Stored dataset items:
◆ ◆ ◆ ◆
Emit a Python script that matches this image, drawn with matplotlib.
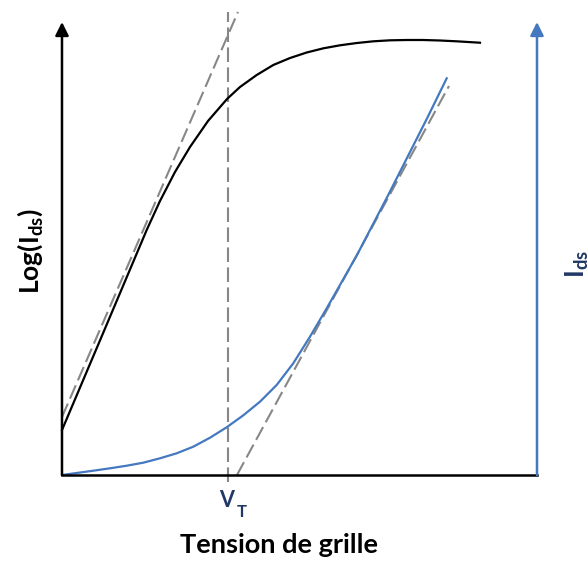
import matplotlib.pyplot as plt

plt.rcParams['font.family'] = ['Lato', 'DejaVu Sans']
plt.rcParams['mathtext.fontset'] = 'custom'
plt.rcParams['mathtext.rm'] = 'Lato'

# courbe log(Ids) en fonction de la tension de grille
vg_log = [0.000, 0.884, 1.783, 2.063, 2.379, 2.695, 3.074, 3.474, 3.747, 4.099,
          4.448, 4.800, 5.152, 5.501, 5.853, 6.204, 6.554, 6.905, 7.257, 7.606,
          7.958, 8.309, 8.800]
log_ids = [0.993, 3.179, 5.408, 6.049, 6.689, 7.241, 7.815, 8.300, 8.565, 8.830,
           9.051, 9.205, 9.327, 9.419, 9.486, 9.536, 9.574, 9.596, 9.603, 9.603,
           9.592, 9.574, 9.543]

# courbe Ids lineaire
vg_lin = [0.000, 0.659, 1.011, 1.362, 1.712, 2.063, 2.415, 2.764, 3.116, 3.467,
          3.817, 4.168, 4.520, 4.869, 5.221, 5.573, 5.888, 6.211, 6.484, 6.863,
          7.263, 7.684, 8.099]
ids = [0.000, 0.095, 0.148, 0.205, 0.272, 0.369, 0.479, 0.625, 0.823, 1.053,
       1.318, 1.618, 1.987, 2.466, 3.053, 3.680, 4.260, 4.857, 5.408, 6.170,
       6.998, 7.870, 8.757]

# tangentes et tension de seuil
tan_log_x = [0.000, 3.705]
tan_log_y = [1.280, 10.221]
tan_lin_x = [3.684, 8.147]
tan_lin_y = [0.000, 8.587]
vt = 3.495
vt_span = [-0.155, 10.221]

x_max = 10.0
y_max = 10.0

BLUE = '#4479c0'
NAVY = '#203864'
GREY = '#878787'

fig = plt.figure(figsize=(5.88, 5.62), dpi=100)
ax = fig.add_axes([0, 0, 1, 1])
ax.set_xlim(-1.305, 11.074)
ax.set_ylim(-1.9205, 10.486)
ax.axis('off')

dash = dict(color=GREY, lw=1.5, ls=(0, (7, 2.6)))
ax.plot(tan_log_x, tan_log_y, **dash)
ax.plot(tan_lin_x, tan_lin_y, **dash)
ax.plot([vt, vt], vt_span, **dash)

ax.plot(vg_log, log_ids, color='black', lw=1.6, solid_joinstyle='round')
ax.plot(vg_lin, ids, color=BLUE, lw=1.6, solid_joinstyle='round')

# axes avec fleches
ax.plot([0, x_max], [0, 0], color='black', lw=1.8)
ax.annotate('', xy=(0, y_max), xytext=(0, 0),
            arrowprops=dict(arrowstyle='-|>', color='black', lw=1.8,
                            mutation_scale=20, shrinkA=0, shrinkB=0))
ax.annotate('', xy=(x_max, y_max), xytext=(x_max, 0),
            arrowprops=dict(arrowstyle='-|>', color=BLUE, lw=1.8,
                            mutation_scale=20, shrinkA=0, shrinkB=0))

# V_T sous l'axe
ax.text(vt - 0.02, -0.700, 'V', color=NAVY, fontsize=15.5, fontweight='bold',
        ha='center', va='baseline')
ax.text(vt + 0.29, -0.921, 'T', color=NAVY, fontsize=12, fontweight='bold',
        ha='center', va='baseline')

ax.text(4.568, -1.729, 'Tension de grille', fontsize=19.5, ha='center',
        va='baseline', fontweight='bold')
ax.text(-0.674, 4.945, r'Log(I$_{\mathregular{ds}}$)', fontsize=19, rotation=90,
        ha='center', va='center', fontweight='bold')
ax.text(10.99, 4.35, r'I$_{\mathregular{ds}}$', fontsize=19, rotation=90,
        rotation_mode='anchor', ha='left', va='baseline', color=NAVY,
        fontweight='bold')

fig.savefig('out.png', dpi=100)
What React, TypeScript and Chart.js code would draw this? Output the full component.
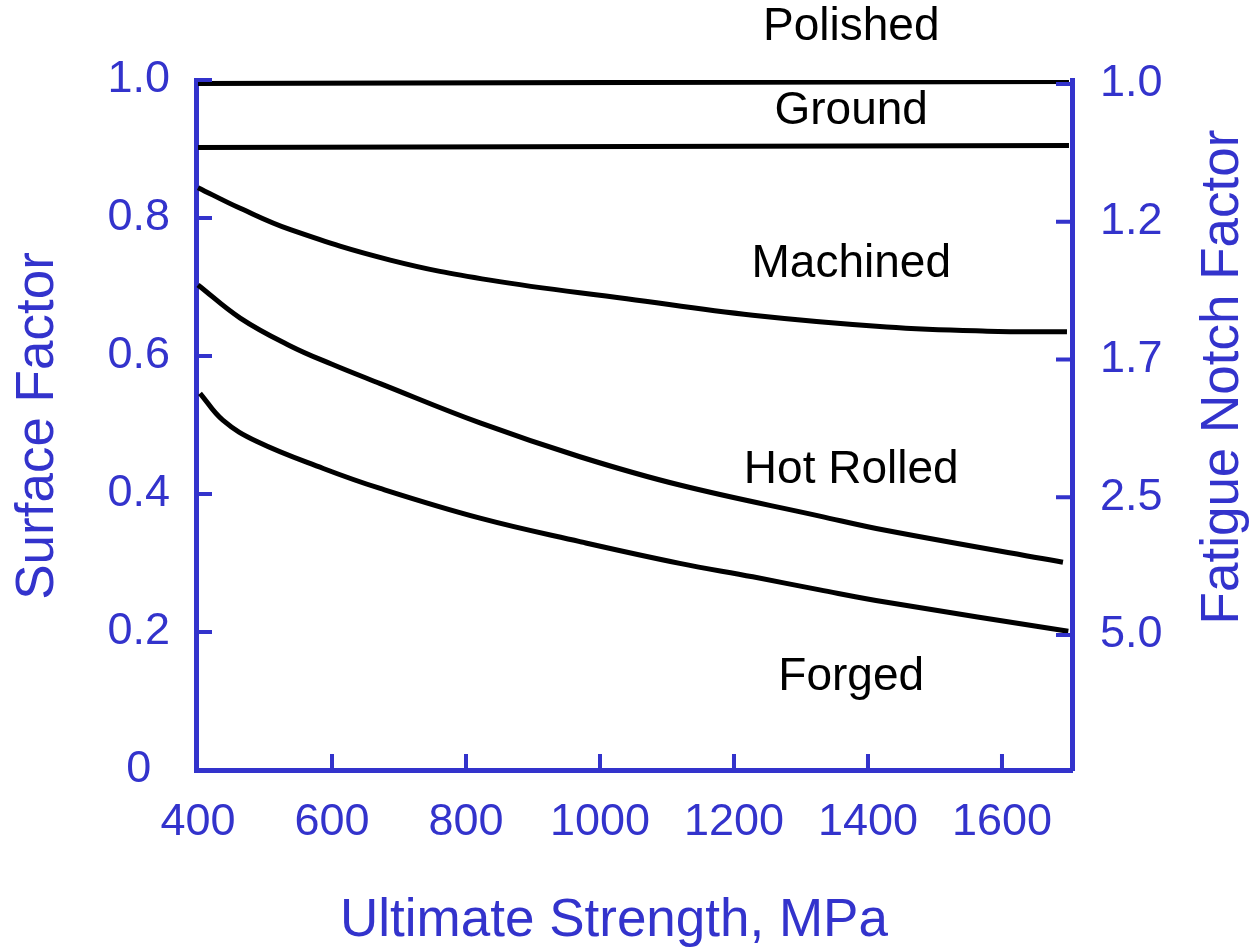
import React, { useEffect, useRef } from "react";
import { Chart, registerables } from "chart.js";

Chart.register(...registerables);

// ---- data ----
const polishedX = [400, 1700];
const polishedY = [0.995, 0.998];
const groundX = [400, 1700];
const groundY = [0.902, 0.905];
const machinedX = [400, 463, 538, 687, 836, 1040, 1228, 1428, 1578, 1697];
const machinedY = [0.844, 0.814, 0.783, 0.739, 0.71, 0.683, 0.659, 0.642, 0.636, 0.635];
const hotRolledX = [400, 463, 537, 600, 672, 821, 970, 1119, 1328, 1428, 1691];
const hotRolledY = [0.703, 0.655, 0.615, 0.588, 0.56, 0.503, 0.454, 0.413, 0.368, 0.347, 0.301];
const forgedX = [403, 437, 488, 587, 672, 821, 970, 1119, 1228, 1328, 1428, 1699];
const forgedY = [0.546, 0.507, 0.476, 0.437, 0.408, 0.365, 0.331, 0.2995, 0.28, 0.261, 0.243, 0.201];

const seriesNames = ["Polished", "Ground", "Machined", "Hot Rolled", "Forged"];
const labelX = 1375;
const labelY = [1.077, 0.955, 0.733, 0.435, 0.135];

const xTickValues = [400, 600, 800, 1000, 1200, 1400, 1600];
const leftTickValues = [0, 0.2, 0.4, 0.6, 0.8, 1.0];
const leftTickLabels = ["0", "0.2", "0.4", "0.6", "0.8", "1.0"];
const rightTickValues = [0.2, 0.4, 0.6, 0.8, 1.0];
const rightTickLabels = ["5.0", "2.5", "1.7", "1.2", "1.0"];

const xTitle = "Ultimate Strength, MPa";
const leftTitle = "Surface Factor";
const rightTitle = "Fatigue Notch Factor";

const BLUE = "#3333cc";
const FONT = "'Liberation Sans', Arial, Helvetica, sans-serif";

const toPoints = (xs: number[], ys: number[]) => xs.map((x, i) => ({ x, y: ys[i] }));

const decorPlugin = {
  id: "decor",
  afterDraw(chart: any) {
    const { ctx, chartArea: a, scales } = chart;
    const x = scales.x, y = scales.y, y2 = scales.y2;
    ctx.save();
    // inward tick marks
    ctx.strokeStyle = BLUE;
    ctx.lineWidth = 4;
    const TL = 16;
    ctx.beginPath();
    xTickValues.slice(1).forEach((v) => {
      const px = x.getPixelForValue(v);
      ctx.moveTo(px, a.bottom);
      ctx.lineTo(px, a.bottom - TL);
    });
    leftTickValues.slice(1).forEach((v) => {
      const py = y.getPixelForValue(v);
      ctx.moveTo(a.left, py);
      ctx.lineTo(a.left + TL, py);
    });
    rightTickValues.forEach((v) => {
      const py = y2.getPixelForValue(v);
      ctx.moveTo(a.right, py);
      ctx.lineTo(a.right - TL, py);
    });
    ctx.stroke();

    // axis titles
    ctx.fillStyle = BLUE;
    ctx.font = `53px ${FONT}`;
    ctx.textAlign = "center";
    ctx.textBaseline = "middle";
    ctx.fillText(xTitle, 614, 921);
    ctx.save();
    ctx.translate(38, 426);
    ctx.rotate(-Math.PI / 2);
    ctx.fillText(leftTitle, 0, 0);
    ctx.restore();
    ctx.save();
    ctx.translate(1223, 377);
    ctx.rotate(-Math.PI / 2);
    ctx.fillText(rightTitle, 0, 0);
    ctx.restore();

    // curve labels
    ctx.fillStyle = "#000";
    ctx.font = `46px ${FONT}`;
    seriesNames.forEach((name, i) => {
      ctx.fillText(name, x.getPixelForValue(labelX), y.getPixelForValue(labelY[i]));
    });
    ctx.restore();
  },
};

export default function App() {
  const ref = useRef<HTMLCanvasElement>(null);
  useEffect(() => {
    const canvas = ref.current!;
    const mk = (label: string, xs: number[], ys: number[]) => ({
      label,
      data: toPoints(xs, ys),
      borderColor: "#000",
      borderWidth: 5,
      pointRadius: 0,
      fill: false,
      tension: 0.4,
      borderCapStyle: "butt" as const,
    });
    const chart = new Chart(canvas, {
      type: "line",
      data: {
        datasets: [
          mk("Polished", polishedX, polishedY),
          mk("Ground", groundX, groundY),
          mk("Machined", machinedX, machinedY),
          mk("Hot Rolled", hotRolledX, hotRolledY),
          mk("Forged", forgedX, forgedY),
        ],
      },
      options: {
        animation: false,
        responsive: false,
        maintainAspectRatio: false,
        layout: { padding: { top: 80, left: 0, right: 0, bottom: 0 } },
        plugins: { legend: { display: false }, tooltip: { enabled: false } },
        scales: {
          x: {
            type: "linear",
            min: 397,
            max: 1704.5,
            afterFit: (s: any) => { s.height = 181; },
            afterBuildTicks: (s: any) => { s.ticks = xTickValues.map((v) => ({ value: v })); },
            grid: { display: false, drawTicks: false },
            border: { display: true, color: BLUE, width: 5 },
            ticks: {
              color: BLUE,
              padding: 26,
              font: { family: FONT, size: 45 },
              maxRotation: 0,
              autoSkip: false,
              callback: (v: any) => String(v),
            },
          },
          y: {
            type: "linear",
            position: "left",
            min: 0,
            max: 1,
            afterFit: (s: any) => { s.width = 196; },
            afterBuildTicks: (s: any) => { s.ticks = leftTickValues.map((v) => ({ value: v })); },
            grid: { display: false, drawTicks: false },
            border: { display: true, color: BLUE, width: 5 },
            ticks: {
              color: BLUE,
              padding: 26,
              crossAlign: "center",
              font: { family: FONT, size: 45 },
              autoSkip: false,
              callback: (v: any) => {
                const i = leftTickValues.findIndex((t) => Math.abs(t - v) < 1e-6);
                return i >= 0 ? leftTickLabels[i] : "";
              },
            },
          },
          y2: {
            type: "linear",
            position: "right",
            min: 0.004,
            max: 1.0058,
            afterFit: (s: any) => { s.width = 184; },
            afterBuildTicks: (s: any) => { s.ticks = rightTickValues.map((v) => ({ value: v })); },
            grid: { display: false, drawTicks: false },
            border: { display: true, color: BLUE, width: 5 },
            ticks: {
              color: BLUE,
              padding: 28,
              font: { family: FONT, size: 45 },
              autoSkip: false,
              callback: (v: any) => {
                const i = rightTickValues.findIndex((t) => Math.abs(t - v) < 1e-6);
                return i >= 0 ? rightTickLabels[i] : "";
              },
            },
          },
        },
      },
      plugins: [decorPlugin],
    });
    return () => chart.destroy();
  }, []);
  return (
    <div style={{ position: "fixed", left: 0, top: 0, width: 1256, height: 951, background: "#fff" }}>
      <canvas ref={ref} width={1256} height={951} style={{ display: "block" }} />
    </div>
  );
}
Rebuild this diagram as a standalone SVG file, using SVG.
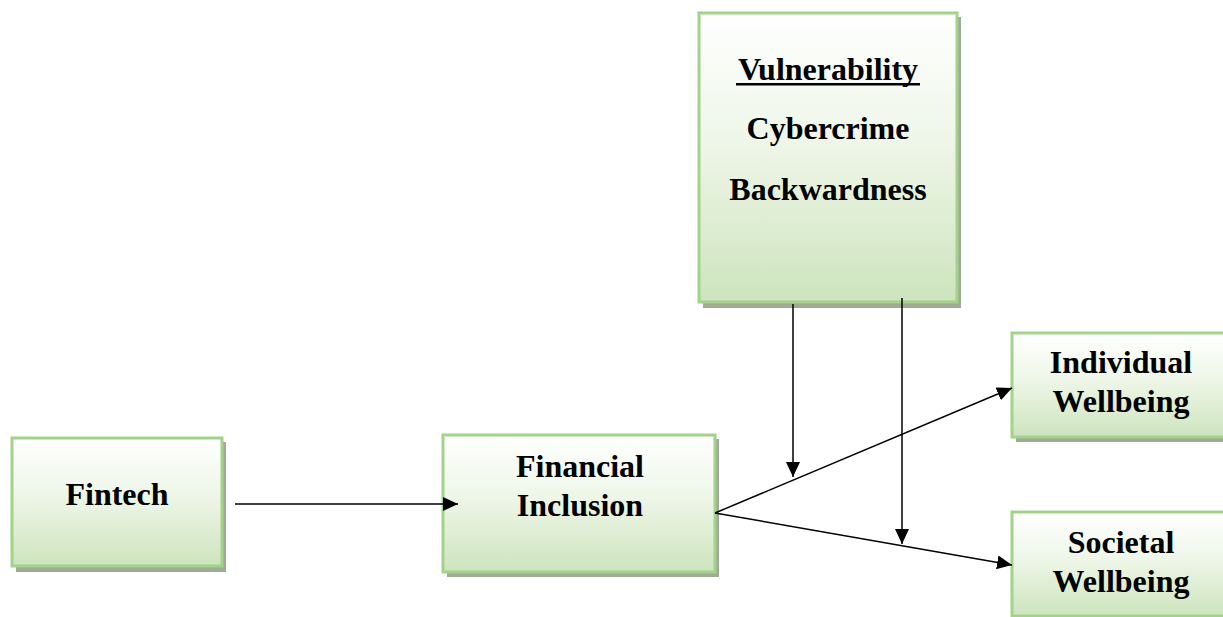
<svg xmlns="http://www.w3.org/2000/svg" width="1223" height="617" viewBox="0 0 1223 617">
  <defs>
    <linearGradient id="boxFill" x1="0" y1="0" x2="0" y2="1">
      <stop offset="0" stop-color="#ffffff"/>
      <stop offset="0.45" stop-color="#eef6e8"/>
      <stop offset="1" stop-color="#cde4bd"/>
    </linearGradient>
    <marker id="arrow" viewBox="0 0 15 14" refX="15" refY="7" markerWidth="15" markerHeight="14" markerUnits="userSpaceOnUse" orient="auto">
      <path d="M0,0 L15,7 L0,14 Z" fill="#000"/>
    </marker>
  </defs>
  <style>
    .shadow { fill: #9fab94; }
    .box { fill: url(#boxFill); stroke: #a3d28a; stroke-width: 3; }
    .label { font-family: "Liberation Serif", "Times New Roman", serif; font-weight: bold; font-size: 32px; fill: #000; text-anchor: middle; }
    .conn { stroke: #000; stroke-width: 1.5; fill: none; marker-end: url(#arrow); }
  </style>
  <rect width="1223" height="617" fill="#ffffff"/>

  <g id="fintech">
    <rect class="shadow" x="16" y="442" width="210" height="130"/>
    <rect class="box" x="12" y="438" width="210" height="128"/>
    <text class="label" x="117" y="505">Fintech</text>
  </g>

  <g id="financial-inclusion">
    <rect class="shadow" x="447" y="439" width="272" height="138"/>
    <rect class="box" x="443" y="435" width="272" height="137"/>
    <text class="label" x="580" y="477">Financial</text>
    <text class="label" x="580" y="516">Inclusion</text>
  </g>

  <g id="vulnerability">
    <rect class="shadow" x="703" y="17" width="258" height="291"/>
    <rect class="box" x="699" y="13" width="258" height="289"/>
    <text class="label" x="828" y="80">Vulnerability</text>
    <rect x="736" y="83" width="184" height="2.5" fill="#000"/>
    <text class="label" x="828" y="139">Cybercrime</text>
    <text class="label" x="828" y="200">Backwardness</text>
  </g>

  <g id="individual-wellbeing">
    <rect class="shadow" x="1016" y="337" width="220" height="105"/>
    <rect class="box" x="1012" y="333" width="220" height="104"/>
    <text class="label" x="1121" y="373">Individual</text>
    <text class="label" x="1121" y="412">Wellbeing</text>
  </g>

  <g id="societal-wellbeing">
    <rect class="shadow" x="1016" y="516" width="220" height="105"/>
    <rect class="box" x="1012" y="512" width="220" height="104"/>
    <text class="label" x="1121" y="553">Societal</text>
    <text class="label" x="1121" y="592">Wellbeing</text>
  </g>

  <g id="connectors">
    <line class="conn" x1="235" y1="504" x2="458" y2="504"/>
    <line class="conn" x1="715" y1="513" x2="1012" y2="388"/>
    <line class="conn" x1="715" y1="513" x2="1012" y2="565"/>
    <line class="conn" x1="793" y1="304" x2="793" y2="477"/>
    <line class="conn" x1="902" y1="298" x2="902" y2="544"/>
  </g>
</svg>
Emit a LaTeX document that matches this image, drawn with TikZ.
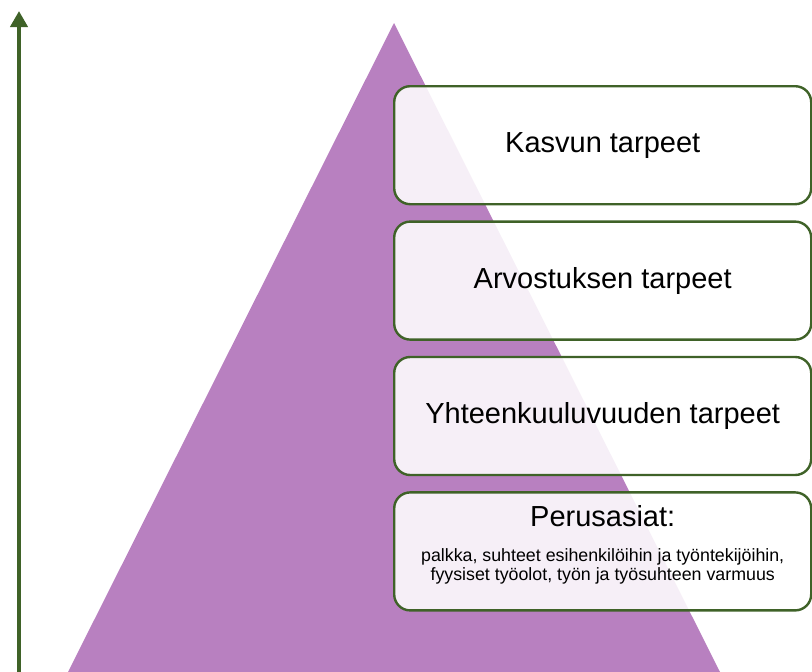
\documentclass[tikz,border=0pt]{standalone}
\usepackage{fontspec}
\setmainfont{Liberation Sans}
\usetikzlibrary{arrows.meta,positioning}
\definecolor{pyramid}{HTML}{B880C0}
\definecolor{leaf}{HTML}{3F6228}

\begin{document}
\begin{tikzpicture}[x=1pt,y=-1pt,
  needbox/.style={draw=leaf, line width=2.4pt, rounded corners=16pt, fill=white, fill opacity=0.88, text opacity=1,
    minimum width=417pt, minimum height=118pt, inner sep=0pt, align=center, anchor=north west,
    font=\fontsize{29}{34}\selectfont}]
\useasboundingbox (0,0) rectangle (812,672);
% pyramid
\fill[pyramid] (394,23) -- (720,672) -- (68,672) -- cycle;
% axis
\coordinate (axisbottom) at (19,672);
\coordinate (axistop) at (19,11);
\draw[leaf, line width=4pt, -{Triangle[length=16pt,width=17pt]}] (axisbottom) -- (axistop);
% levels
\node[needbox] (growth) at (393,85) {Kasvun tarpeet};
\node[needbox, below=15pt of growth.south west, anchor=north west] (esteem) {Arvostuksen tarpeet};
\node[needbox, below=15pt of esteem.south west, anchor=north west] (belong) {Yhteenkuuluvuuden tarpeet};
\node[needbox, below=15pt of belong.south west, anchor=north west] (basics) {};
\node[font=\fontsize{29}{34}\selectfont] (basicstitle) at ([yshift=-25pt]basics.north) {Perusasiat:};
\node[font=\fontsize{17.8}{19.5}\selectfont, align=center] (basicstext) at ([yshift=-75pt]basics.north)
  {palkka, suhteet esihenkilöihin ja työntekijöihin,\\ fyysiset työolot, työn ja työsuhteen varmuus};
\end{tikzpicture}
\end{document}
◆ ◆ ◆ ◆
## Problem requirements
Copy only what runs above from the line containing "What React, TypeScript" through the line containing "Chart.register(...registerables);", exactly. Leave out the pictures.

## Correct response
What React, TypeScript and Chart.js code would draw this? Output the full component.
import React, { useEffect, useRef } from "react";
import { Chart, registerables } from "chart.js";

Chart.register(...registerables);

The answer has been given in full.